Just as investors are looking for the ever-elusive returns that will keep them head and shoulders above inflation, an interest-rate hike is looming like a swarm of locusts.



The prices of almost all goods - except certain fruits, such as rambutan - have risen at alarming rates, thanks largely to spiralling prices of assorted commodities, specifically oil and agricultural goods.

Therefore, the Bank of Thailand (BOT) has reason to tweak its policy interest rate higher in the face of cost-push inflation. Many analysts expect the central bank to raise its policy interest rate this year. It is simply a matter of when.

Frederic Neumann, an HSBC economist in Hong Kong, said the BOT would most likely start with a 25-basis-point increase in the third quarter and another, totalling 50 basis points, by the end of the year. That would give a policy interest rate of 3.75 per cent by December.

So how should investors in bonds and bond funds adjust their portfolios? After all, hikes in interest rates are a major risk to investors counting on returns from bonds.

Long appreciated for their sure and steady returns, bond prices decrease when interest rates go up, and unless you plan to hold your bonds until maturity, that will affect your investment.

For investors in bond funds, the fund managers will already have done most of the legwork.

Kate Hathirat, head of fixed income at Aberdeen Asset Management, believes that in a rate-hike environment, bond-portfolio managers will generally reduce the overall duration of the portfolio and hold fewer bonds than a benchmark portfolio.

Duration is the most basic instrument for measuring a bond's sensitivity to changes in interest rates. If a bond has a "5.0 duration", the bond-fund yield rate will drop 5 per cent for each 1-per-cent rise in interest rates.

But Kate explained: "This does not have to mean [fund managers] will sell long-dated bonds to buy short-dated bonds. In a rate-hike environment, it is possible that long-dated bond yields do not go up, but yields of short-dated bonds do [because short-dated bond yields are most sensitive to the central bank's policy interest rate], thus resulting in capital loss when you mark to market the short-dated bonds."

Therefore, the wise portfolio manager will reduce the average duration of the portfolio rather than sell long bonds to buy short. This is not so much a loss of potential investment, because investors should be more concerned about the opportunity costs of locking their investment into bonds or bond funds of long duration. New investment opportunities may crop up. It is wise, therefore, to invest in three-month bond funds, which are now sprouting like mushrooms after a monsoon rain. Returns from these funds usually range around mid- to high-2 per cent.
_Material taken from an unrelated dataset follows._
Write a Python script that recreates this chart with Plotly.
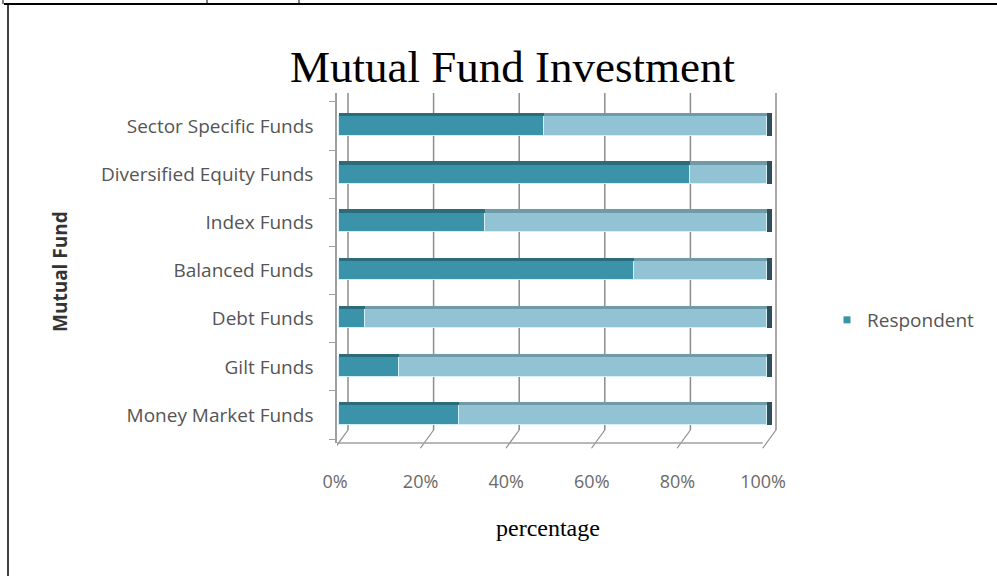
import plotly.graph_objects as go

# Fund categories, listed bottom to top as drawn on the category axis
categories = [
    "Money Market Funds",
    "Gilt Funds",
    "Debt Funds",
    "Balanced Funds",
    "Index Funds",
    "Diversified Equity Funds",
    "Sector Specific Funds",
]
respondent = [28, 14, 6, 69, 34, 82, 48]      # share of respondents (%)
remaining = [72, 86, 94, 31, 66, 18, 52]      # rest of each 100% bar (%)
x_ticks = [0, 20, 40, 60, 80, 100]

W, H = 997, 576
ML, MR, MT, MB = 337, 217, 93, 133
PW, PH = W - ML - MR, H - MT - MB

DARK = "#3a93a8"
DARK_TOP = "#2c6b7a"
LIGHT = "#92c3d4"
LIGHT_TOP = "#6f9aa8"
CAP = "#2e4f59"
EDGE = "rgba(215,243,250,0.9)"
WALL = "#8c8c8c"

FRONT_W, TOP_W, CAP_LEN = 0.40, 0.07, 1.2
totals = [a + b for a, b in zip(respondent, remaining)]


def px_x(p):
    return (p - ML) / PW


def px_y(p):
    return (H - MB - p) / PH


fig = go.Figure()

# front faces of the stacked bars
fig.add_trace(go.Bar(
    y=categories, x=respondent, base=[0] * len(categories), orientation="h",
    width=FRONT_W, offset=-FRONT_W / 2, name="Respondent",
    marker=dict(color=DARK, line=dict(color=EDGE, width=1)), showlegend=False,
))
fig.add_trace(go.Bar(
    y=categories, x=remaining, base=respondent, orientation="h",
    width=FRONT_W, offset=-FRONT_W / 2, name="Other",
    marker=dict(color=LIGHT, line=dict(color=EDGE, width=1)), showlegend=False,
))
# top faces (depth strip above each bar)
fig.add_trace(go.Bar(
    y=categories, x=respondent, base=[0] * len(categories), orientation="h",
    width=TOP_W, offset=FRONT_W / 2, marker=dict(color=DARK_TOP, line=dict(width=0)),
    showlegend=False, hoverinfo="skip",
))
fig.add_trace(go.Bar(
    y=categories, x=remaining, base=respondent, orientation="h",
    width=TOP_W, offset=FRONT_W / 2, marker=dict(color=LIGHT_TOP, line=dict(width=0)),
    showlegend=False, hoverinfo="skip",
))
# side face at the end of each bar
fig.add_trace(go.Bar(
    y=categories, x=[CAP_LEN] * len(categories), base=totals, orientation="h",
    width=FRONT_W + TOP_W, offset=-FRONT_W / 2, marker=dict(color=CAP, line=dict(width=0)),
    showlegend=False, hoverinfo="skip",
))
# legend entry
fig.add_trace(go.Scatter(
    x=[None], y=[None], mode="markers", name="Respondent",
    marker=dict(symbol="square", size=7, color=DARK),
))

px_per_unit = 428 / 100.0
r0 = (ML - 339) / px_per_unit
r1 = (ML + PW - 339) / px_per_unit
depth = 9 / px_per_unit
floor_h = 13 / PH

shapes = []
# back-wall gridlines, shifted for depth
for v in x_ticks:
    shapes.append(dict(type="line", xref="x", yref="paper", layer="below",
                       x0=v + depth, x1=v + depth, y0=floor_h, y1=1,
                       line=dict(color=WALL, width=1.5)))
# slanted floor ticks
for v in x_ticks:
    shapes.append(dict(type="line", xref="x", yref="paper",
                       x0=v - 1.0, y0=-0.015, x1=v + depth, y1=floor_h,
                       line=dict(color=WALL, width=1.2)))
# front edge of the floor
shapes.append(dict(type="line", xref="x", yref="paper", x0=r0, x1=100 - 1.0,
                   y0=0, y1=0, line=dict(color="#a0a0a0", width=1.5)))
# page frame lines
shapes += [
    dict(type="line", xref="paper", yref="paper", x0=px_x(4), x1=px_x(997),
         y0=px_y(4), y1=px_y(4), line=dict(color="black", width=2)),
    dict(type="line", xref="paper", yref="paper", x0=px_x(8), x1=px_x(8),
         y0=px_y(4), y1=px_y(576), line=dict(color="black", width=1.5)),
    dict(type="line", xref="paper", yref="paper", x0=px_x(3), x1=px_x(3),
         y0=px_y(0), y1=px_y(4), line=dict(color="black", width=1)),
    dict(type="line", xref="paper", yref="paper", x0=px_x(207), x1=px_x(207),
         y0=px_y(0), y1=px_y(4), line=dict(color="black", width=1)),
    dict(type="line", xref="paper", yref="paper", x0=px_x(299), x1=px_x(299),
         y0=px_y(0), y1=px_y(4), line=dict(color="black", width=1)),
]

fig.update_layout(
    width=W, height=H, autosize=False,
    margin=dict(l=ML, r=MR, t=MT, b=MB),
    paper_bgcolor="white", plot_bgcolor="white",
    barmode="overlay", bargap=0,
    font=dict(family="Open Sans", color="#595959", size=18),
    xaxis=dict(
        range=[r0, r1], tickvals=x_ticks, ticktext=[f"{v}%" for v in x_ticks],
        showgrid=False, zeroline=False, showline=False,
        ticks="", ticklabelstandoff=26, ticklabelshift=-4,
        tickfont=dict(family="Open Sans", size=18, color="#6a6a6a"),
    ),
    yaxis=dict(
        range=[-0.58, 6.685], type="category", categoryorder="array", categoryarray=categories,
        showgrid=False, zeroline=False, showline=True, linecolor="#a0a0a0", linewidth=1.5,
        ticks="outside", tickson="boundaries", ticklen=6, tickcolor="#a0a0a0",
        ticklabelstandoff=18,
        tickfont=dict(family="Open Sans", size=19, color="#555555"),
    ),
    legend=dict(
        x=px_x(827), y=px_y(320), xanchor="left", yanchor="middle",
        font=dict(family="Open Sans", size=19, color="#555555"),
        bgcolor="rgba(0,0,0,0)", borderwidth=0,
    ),
    shapes=shapes,
    annotations=[
        dict(text="Mutual Fund Investment", x=px_x(512), y=px_y(67), xref="paper", yref="paper",
             showarrow=False, xanchor="center", yanchor="middle",
             font=dict(family="Liberation Serif", size=45, color="black")),
        dict(text="percentage", x=px_x(548), y=px_y(528), xref="paper", yref="paper",
             showarrow=False, xanchor="center", yanchor="middle",
             font=dict(family="Liberation Serif", size=24, color="black")),
        dict(text="<b>Mutual Fund</b>", x=px_x(60), y=px_y(272), xref="paper", yref="paper",
             showarrow=False, xanchor="center", yanchor="middle", textangle=-90,
             font=dict(family="Open Sans", size=19, color="#333333")),
    ],
)

fig.write_html("out.html")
Kate said investors with a large proportion of their portfolios in long-dated bond funds should unload their money into shorter-term vehicles like money-market funds, because returns on money-market funds tracked interest rate rises.

For those with only small exposure to bonds, holding onto what little fixed-income investment they have should suffice.

Kate believes if the global economy suffers a big and prolonged recession, central banks will have to cut interest rates aggressively, and bond prices will go up while those of all other asset classes will come down.